The IPv4 address space can have only 232 (4,294,967,296) addresses, which obviously is insufficient for all devices connecting to the Internet. One way to solve this problem is not to assign a static IP address to every connected device – i.e. to reuse a pool of IP addresses and dynamically assign them to devices joining the network. Also, static IP addresses are problematic when a device is moved from one network to another. Enter the Dynamic Host Configuration Protocol (DHCP). Once a new machine joins a network it broadcast a request to find the dedicated DHCP server, which responds with its IP address. If there is no DHCP address on the local network, one of the hosts on the network (known as DHCP agent) transmits the messages between the newly added machine and an external DHCP server.

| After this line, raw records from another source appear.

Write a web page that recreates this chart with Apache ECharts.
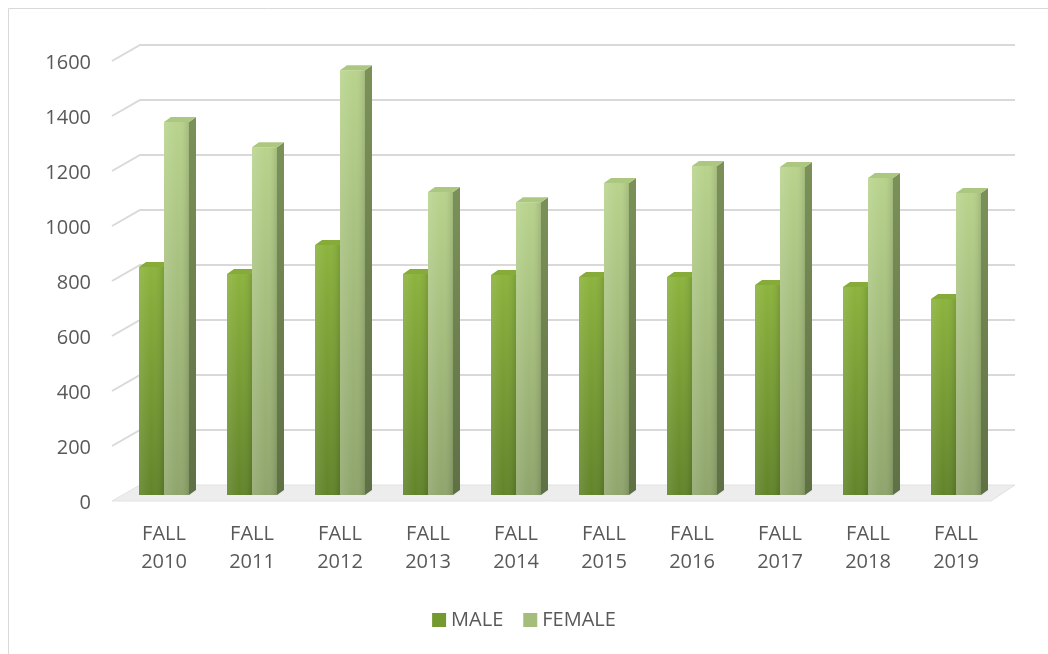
<!DOCTYPE html>
<html>
<head>
<meta charset="utf-8">
<script src="https://cdn.jsdelivr.net/npm/echarts@6/dist/echarts.min.js"></script>
<style>
  html, body { margin: 0; padding: 0; background: #fff; }
  #main { width: 1048px; height: 654px; }
</style>
</head>
<body>
<div id="main"></div>
<script>
// values
const categories = ['FALL\n2010', 'FALL\n2011', 'FALL\n2012', 'FALL\n2013', 'FALL\n2014',
  'FALL\n2015', 'FALL\n2016', 'FALL\n2017', 'FALL\n2018', 'FALL\n2019'];
const maleValues = [829, 804, 909, 804, 800, 793, 793, 764, 756, 713];
const femaleValues = [1356, 1265, 1545, 1102, 1065, 1135, 1196, 1193, 1153, 1098];
const yTicks = [0, 200, 400, 600, 800, 1000, 1200, 1400, 1600];

const chart = echarts.init(document.getElementById('main'));

// fake 3D depth (px)
const DX = 7, DY = -5;
const BAR_FRAC = 25 / 88;

const lg = (a, b) => new echarts.graphic.LinearGradient(0, 0, 0, 1, [
  { offset: 0, color: a }, { offset: 1, color: b }
]);
const lgH = (stops) => new echarts.graphic.LinearGradient(0, 0, 1, 0, stops);

const palettes = {
  male: {
    front: lg('#8cb33d', '#62842a'),
    shine: lgH([{ offset: 0, color: 'rgba(255,255,255,0.10)' }, { offset: 0.5, color: 'rgba(255,255,255,0)' }, { offset: 1, color: 'rgba(0,0,0,0.12)' }]),
    top: '#86ab38',
    side: lg('#5f7f26', '#48631b'),
    shift: -1
  },
  female: {
    front: lg('#b8d38c', '#8fa56c'),
    shine: lgH([{ offset: 0, color: 'rgba(255,255,255,0.12)' }, { offset: 0.55, color: 'rgba(255,255,255,0)' }, { offset: 1, color: 'rgba(0,0,0,0.12)' }]),
    top: '#acc880',
    side: lg('#7b9159', '#5e7045'),
    shift: 0
  }
};

function barRenderer(p) {
  return function (params, api) {
    const cat = api.value(0);
    const base = api.coord([cat, 0]);
    const top = api.coord([cat, api.value(1)]);
    const w = api.size([1, 0])[0] * BAR_FRAC;
    const x0 = base[0] + p.shift * w;
    const yt = top[1], yb = base[1];
    return {
      type: 'group',
      children: [
        { type: 'polygon', shape: { points: [[x0 + w, yt], [x0 + w + DX, yt + DY], [x0 + w + DX, yb + DY], [x0 + w, yb]] },
          style: { fill: p.side } },
        { type: 'rect', shape: { x: x0, y: yt, width: w, height: yb - yt }, style: { fill: p.front } },
        { type: 'rect', shape: { x: x0, y: yt, width: w, height: yb - yt }, style: { fill: p.shine } },
        { type: 'polygon', shape: { points: [[x0, yt], [x0 + w, yt], [x0 + w + DX, yt + DY], [x0 + DX, yt + DY]] },
          style: { fill: p.top } }
      ]
    };
  };
}

// back wall grid lines, left wall diagonals and floor
function wallRenderer(params, api) {
  const cs = params.coordSys;
  const y = api.coord([0, api.value(0)])[1];
  const left = cs.x - 8, right = cs.x + cs.width + 15;
  const children = [];
  if (api.value(0) === 0) {
    children.push({ type: 'polygon',
      shape: { points: [[left, y + 6], [left + 28, y - 10], [right, y - 10], [right - 24, y + 6]] },
      style: { fill: '#ededed', stroke: '#e2e2e2', lineWidth: 1 } });
  } else {
    children.push({ type: 'polyline',
      shape: { points: [[left, y + 6], [left + 28, y - 10], [right, y - 10]] },
      style: { stroke: '#d9d9d9', lineWidth: 2, fill: null } });
  }
  return { type: 'group', children };
}

chart.setOption({
  animation: false,
  graphic: [{
    type: 'rect', left: 8, top: 8, z: -10,
    shape: { width: 1100, height: 700 },
    style: { fill: '#fff', stroke: '#d9d9d9', lineWidth: 1 }
  }],
  grid: { left: 120, right: 48, top: 55, bottom: 159 },
  legend: {
    top: 605, left: 'center', icon: 'rect',
    itemWidth: 14, itemHeight: 14, itemGap: 20,
    data: ['MALE', 'FEMALE'],
    textStyle: { color: '#595959', fontSize: 20, fontFamily: 'Open Sans' }
  },
  xAxis: {
    type: 'category', data: categories,
    axisLine: { show: false }, axisTick: { show: false },
    axisLabel: { color: '#595959', fontSize: 20, lineHeight: 28, margin: 25, fontFamily: 'Open Sans' }
  },
  yAxis: {
    type: 'value', min: 0, max: 1600, interval: 200,
    splitLine: { show: false }, axisLine: { show: false }, axisTick: { show: false },
    axisLabel: { color: '#595959', fontSize: 20, margin: 29, verticalAlign: 'top', lineHeight: 16,
      fontFamily: 'Open Sans', formatter: v => String(v) }
  },
  series: [
    { type: 'custom', name: 'wall', silent: true, z: 1, clip: false,
      data: yTicks.map(v => [v]), encode: { y: 0 }, renderItem: wallRenderer },
    { type: 'custom', name: 'MALE', z: 3, clip: false,
      itemStyle: { color: '#74992f' },
      data: maleValues.map((v, i) => [i, v]), encode: { x: 0, y: 1 },
      renderItem: barRenderer(palettes.male) },
    { type: 'custom', name: 'FEMALE', z: 4, clip: false,
      itemStyle: { color: '#a4bd7a' },
      data: femaleValues.map((v, i) => [i, v]), encode: { x: 0, y: 1 },
      renderItem: barRenderer(palettes.female) }
  ]
});
</script>
</body>
</html>
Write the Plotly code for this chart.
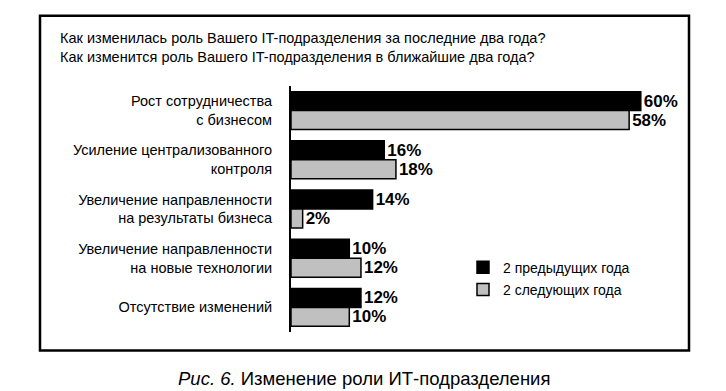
import plotly.graph_objects as go

categories = [
    "Рост сотрудничества<br>с бизнесом",
    "Усиление централизованного<br>контроля",
    "Увеличение направленности<br>на результаты бизнеса",
    "Увеличение направленности<br>на новые технологии",
    "Отсутствие изменений",
]
prev_two_years = [60, 16, 14, 10, 12]
next_two_years = [58, 18, 2, 12, 10]
series_names = ["2 предыдущих года", "2 следующих года"]
title_lines = [
    "Как изменилась роль Вашего IT-подразделения за последние два года?",
    "Как изменится роль Вашего IT-подразделения в ближайшие два года?",
]
caption_italic = "Рис. 6."
caption_text = "Изменение роли ИТ-подразделения"

W, H = 726, 391
PL, PR = 283, 681      # plot area left/right px
PT, PB = 78, 324.5     # plot area top/bottom px


def px(x):
    return (x - PL) / (PR - PL)


def py(y):
    return (PB - y) / (PB - PT)


FONT = "Liberation Sans, Arial, sans-serif"
NARROW = "Liberation Sans Narrow, Arial Narrow, Liberation Sans, sans-serif"

fig = go.Figure()
fig.add_trace(go.Bar(
    y=categories, x=prev_two_years, orientation="h", name=series_names[0],
    marker=dict(color="#000000", line=dict(color="#000000", width=1.5)),
    text=[f"{v}%" for v in prev_two_years], textposition="outside",
    textfont=dict(family=NARROW, size=17, color="#000000", weight="bold"),
    cliponaxis=False, legendgroup="a",
))
fig.add_trace(go.Bar(
    y=categories, x=next_two_years, orientation="h", name=series_names[1],
    marker=dict(color="#c0c0c0", line=dict(color="#000000", width=1.5)),
    text=[f"{v}%" for v in next_two_years], textposition="outside",
    textfont=dict(family=NARROW, size=17, color="#000000", weight="bold"),
    cliponaxis=False, legendgroup="b",
))

fig.update_layout(
    width=W, height=H,
    margin=dict(l=PL, r=W - PR, t=PT, b=H - PB, pad=0),
    paper_bgcolor="white", plot_bgcolor="white",
    barmode="group", bargap=0.23, bargroupgap=0,
    showlegend=True,
    legend=dict(
        x=px(455), y=py(244), xanchor="left", yanchor="top",
        font=dict(family=NARROW, size=14, color="#000000"),
        traceorder="grouped", tracegroupgap=1,
        bgcolor="rgba(0,0,0,0)",
    ),
    font=dict(family=FONT, color="#000000"),
    xaxis=dict(range=[0, (PR - PL) / 5.83], visible=False, fixedrange=True),
    yaxis=dict(
        autorange="reversed", showline=True, linecolor="#000000", linewidth=2,
        showgrid=False, zeroline=False, ticks="",
        tickfont=dict(family=FONT, size=14.5, color="#000000"),
        ticklabelstandoff=14,
    ),
    shapes=[dict(
        type="rect", xref="paper", yref="paper",
        x0=px(32), x1=px(681), y0=py(343), y1=py(7.5),
        line=dict(color="#000000", width=2.5), fillcolor="rgba(0,0,0,0)",
        layer="below",
    )],
    annotations=[
        dict(text="<br>".join(title_lines), xref="paper", yref="paper",
             x=px(50), y=py(39), xanchor="left", yanchor="middle", align="left",
             showarrow=False, font=dict(family=FONT, size=14.5, color="#000000")),
        dict(text=f"<i>{caption_italic}</i> {caption_text}", xref="paper", yref="paper",
             x=px(356), y=py(371), xanchor="center", yanchor="middle",
             showarrow=False, font=dict(family=FONT, size=18.5, color="#000000")),
    ],
)

fig.write_html("out.html")
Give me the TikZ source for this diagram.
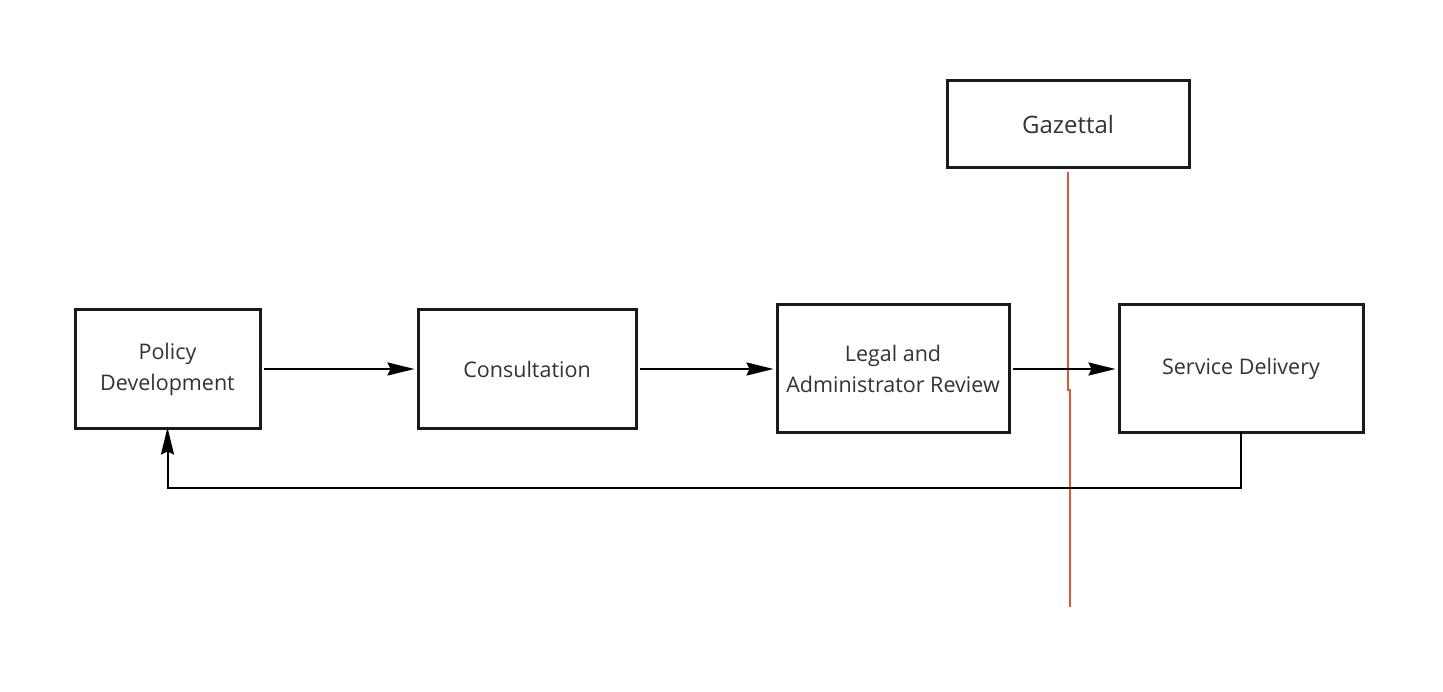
\documentclass[tikz,border=0pt]{standalone}
\usepackage{fontspec}
\setmainfont{Open Sans}
\usetikzlibrary{arrows.meta}
\definecolor{boxline}{HTML}{1A1A1A}
\definecolor{txt}{HTML}{333333}
\definecolor{redline}{HTML}{E0553A}
\begin{document}
\begin{tikzpicture}[x=1pt,y=-1pt,
  box/.style={draw=boxline,line width=3pt,fill=white,inner sep=0pt,text=txt,
    font=\fontsize{21.5}{31}\selectfont,align=center},
  conn/.style={line width=2pt,draw=black,-{Stealth[length=27pt,width=13pt,inset=3pt]}}]
\useasboundingbox (0,0) rectangle (1443,692);
\node[box,minimum width=185pt,minimum height=118pt] (pd) at (167.5,369) {Policy\\Development};
\node[box,minimum width=218pt,minimum height=118pt] (co) at (527,369) {Consultation};
\node[box,minimum width=232pt,minimum height=127pt] (lr) at (893,368.5) {Legal and\\Administrator Review};
\node[box,minimum width=244pt,minimum height=127pt] (sd) at (1241,368.5) {Service Delivery};
\node[box,minimum width=242pt,minimum height=87pt,font=\fontsize{24}{30}\selectfont] (gz) at (1068,124.5) {Gazettal};
\coordinate (r1) at (1068,172);
\coordinate (r2) at (1068,390);
\coordinate (r3) at (1070,390);
\coordinate (r4) at (1070,607);
\draw[conn] ([xshift=2pt]pd.east |- 0,369) -- ([xshift=-2pt]co.west |- 0,369);
\draw[conn] ([xshift=2pt]co.east |- 0,369) -- ([xshift=-2pt]lr.west |- 0,369);
\draw[draw=redline,line width=2pt] (r1) -- (r2) -- (r3) -- (r4);
\draw[conn] ([xshift=2pt]lr.east |- 0,369) -- ([xshift=-2pt]sd.west |- 0,369);
\coordinate (fb) at (1241,488);
\draw[conn] ([yshift=2pt]sd.south) -- (fb) -- (pd.south |- fb) -- ([yshift=2pt]pd.south);
\end{tikzpicture}
\end{document}
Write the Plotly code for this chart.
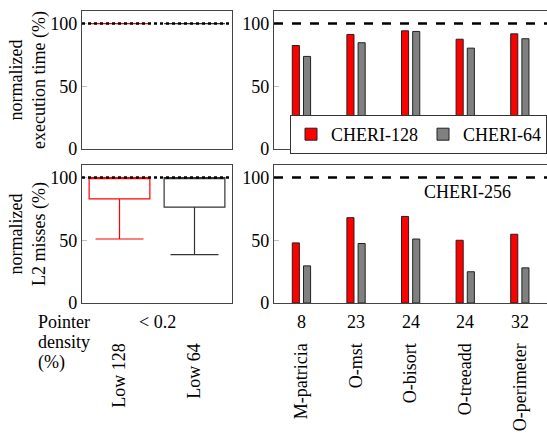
import plotly.graph_objects as go

# ---- data ----
low_cats = ["Low 128", "Low 64"]
low_colors = ["#ff0000", "#333333"]
# execution time boxes (all at 100)
exec_q1 = [100, 100]
exec_med = [100, 100]
exec_q3 = [100, 100]
exec_lo = [100, 100]
exec_hi = [100, 100]
# L2 misses boxes
l2_q1 = [83, 76.5]
l2_med = [100, 100]
l2_q3 = [100, 100]
l2_lo = [51, 38.5]
l2_hi = [100, 100]

benchmarks = ["M-patricia", "O-mst", "O-bisort", "O-treeadd", "O-perimeter"]
pointer_density = ["8", "23", "24", "24", "32"]
exec_128 = [82.5, 91.3, 94.2, 87.5, 91.8]
exec_64 = [73.8, 84.7, 93.7, 80.4, 87.9]
l2_128 = [47.9, 68, 69, 50, 54.8]
l2_64 = [29.6, 47.4, 51, 24.9, 28]

FONT = "Liberation Serif"
FS = 18

fig = go.Figure()

# boxes
for i, c in enumerate(low_cats):
    for (q1, md, q3, lo, hi, xa, ya) in [
        (exec_q1, exec_med, exec_q3, exec_lo, exec_hi, "x", "y"),
        (l2_q1, l2_med, l2_q3, l2_lo, l2_hi, "x3", "y3"),
    ]:
        fig.add_trace(go.Box(
            x=[c], q1=[q1[i]], median=[md[i]], q3=[q3[i]],
            lowerfence=[lo[i]], upperfence=[hi[i]],
            width=0.81, whiskerwidth=0.79,
            line=dict(color=low_colors[i], width=1.2),
            fillcolor="rgba(255,255,255,0)",
            xaxis=xa, yaxis=ya, showlegend=False, boxpoints=False,
        ))

# bars
for vals128, vals64, xa, ya, sl in [
    (exec_128, exec_64, "x2", "y2", True),
    (l2_128, l2_64, "x4", "y4", False),
]:
    fig.add_trace(go.Bar(
        x=benchmarks, y=vals128, width=0.13, offset=-0.165,
        marker=dict(color="#ff0000", line=dict(color="#222", width=1)),
        name="CHERI-128", xaxis=xa, yaxis=ya, showlegend=sl,
    ))
    fig.add_trace(go.Bar(
        x=benchmarks, y=vals64, width=0.13, offset=0.04,
        marker=dict(color="#808080", line=dict(color="#222", width=1)),
        name="CHERI-64", xaxis=xa, yaxis=ya, showlegend=sl,
    ))

axis_common = dict(
    showline=True, linecolor="#444", linewidth=1.2, mirror=True,
    showgrid=False, zeroline=False, automargin=False,
)
yax = dict(axis_common, range=[0, 110], tickvals=[0, 50, 100],
           ticks="inside", ticklen=5, tickcolor="#c0c0c0",
           tickfont=dict(family=FONT, size=FS, color="black"))

yt = 1 - 11 / 439
yb = 1 - 149 / 439
yt2 = 1 - 165 / 439
yb2 = 1 - 303 / 439
lx = [82 / 547, 232 / 547]
rx = [274 / 547, 1.0]

fig.update_layout(
    width=547, height=439,
    margin=dict(l=0, r=0, t=0, b=0),
    paper_bgcolor="white", plot_bgcolor="white",
    barmode="overlay",
    font=dict(family=FONT, size=FS, color="black"),
    xaxis=dict(axis_common, domain=lx, anchor="y", range=[-0.5, 1.5],
               categoryorder="array", categoryarray=low_cats, showticklabels=False),
    xaxis2=dict(axis_common, domain=rx, anchor="y2", range=[-0.5, 4.5],
                categoryorder="array", categoryarray=benchmarks, showticklabels=False),
    xaxis3=dict(axis_common, domain=lx, anchor="y3", range=[-0.5, 1.5],
                categoryorder="array", categoryarray=low_cats,
                tickangle=-90, ticklabelstandoff=32,
                tickfont=dict(family=FONT, size=FS)),
    xaxis4=dict(axis_common, domain=rx, anchor="y4", range=[-0.5, 4.5],
                categoryorder="array", categoryarray=benchmarks,
                tickangle=-90, ticklabelstandoff=32,
                tickfont=dict(family=FONT, size=FS)),
    yaxis=dict(yax, domain=[yb, yt], anchor="x"),
    yaxis2=dict(yax, domain=[yb, yt], anchor="x2"),
    yaxis3=dict(yax, domain=[yb2, yt2], anchor="x3"),
    yaxis4=dict(yax, domain=[yb2, yt2], anchor="x4"),
    legend=dict(
        orientation="h", x=1.0, y=1 - 115 / 439, xanchor="right", yanchor="top",
        bordercolor="#333", borderwidth=1, bgcolor="white",
        font=dict(family=FONT, size=FS), itemwidth=30,
    ),
)

# reference lines at 100
for xr, yr, dash in [("x", "y", "dot"), ("x3", "y3", "dot"),
                     ("x2", "y2", "dash"), ("x4", "y4", "dash")]:
    fig.add_shape(type="line", xref=f"{xr} domain", yref=yr, x0=0, x1=1, y0=100, y1=100,
                  line=dict(color="black", width=2.5, dash=dash))

# y titles
for text, yc in [("normalized<br>execution time (%)", (yb + yt) / 2),
                 ("normalized<br>L2 misses (%)", (yb2 + yt2) / 2)]:
    fig.add_annotation(text=text, xref="paper", yref="paper", x=28 / 547, y=yc,
                       xanchor="center", yanchor="middle",
                       textangle=-90, showarrow=False, font=dict(family=FONT, size=FS))

# pointer density row
ypd = 1 - 322 / 439
for line, ypx in [("Pointer", 322), ("density", 342), ("(%)", 362)]:
    fig.add_annotation(text=line, xref="paper", yref="paper",
                       x=37 / 547, y=1 - ypx / 439, xanchor="left", yanchor="middle",
                       showarrow=False, font=dict(family=FONT, size=FS), borderpad=0)
fig.add_annotation(text="&lt; 0.2", xref="x3", yref="paper", x=0.5, y=ypd,
                   xanchor="center", yanchor="middle",
                   showarrow=False, font=dict(family=FONT, size=FS))
for b, pdv in zip(benchmarks, pointer_density):
    fig.add_annotation(text=pdv, xref="x4", yref="paper", x=b, y=ypd,
                       xanchor="center", yanchor="middle",
                       showarrow=False, font=dict(family=FONT, size=FS))

fig.add_annotation(text="CHERI-256", xref="paper", yref="paper", x=467 / 547, y=1 - 192 / 439,
                   xanchor="center", yanchor="middle",
                   showarrow=False, font=dict(family=FONT, size=FS))

fig.write_html("out.html")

Another way to mitigate the shortage of IPv4 address is to use Network Address Translation (NAT). In this case, every device in a subnet is given a “hidden” IP address, which may not be globally unique. Usually the private IP addresses are in the forma 192.168.X.X or 10.X.X.X. These IP ranges are “reserved” for private (e.g. NAT-ed) networks and can not be used in the public internet. All devices’ communication passes through a NAT device (e.g. a router) which overwrites the source IP address with its own and changes the outbound port uniquely, so that when data is received back on this port, the NAT device knows who the recipient is. As a consequence, a server outside the NAT-ed network can not start communication with a machine behind NAT, unless the machine has started it first. Otherwise, the external server would not know which port to send to.


NAT is basically a hack to work around the issue of limited IPv4 addresses. A better approach would be to move to IPv6, which would allow all devices to have a static IPs. IPv6 addresses are 16 bytes (128 bits) and are in the form: 2001:0db8:85a3:0042:1000:8a2e:0370:7334.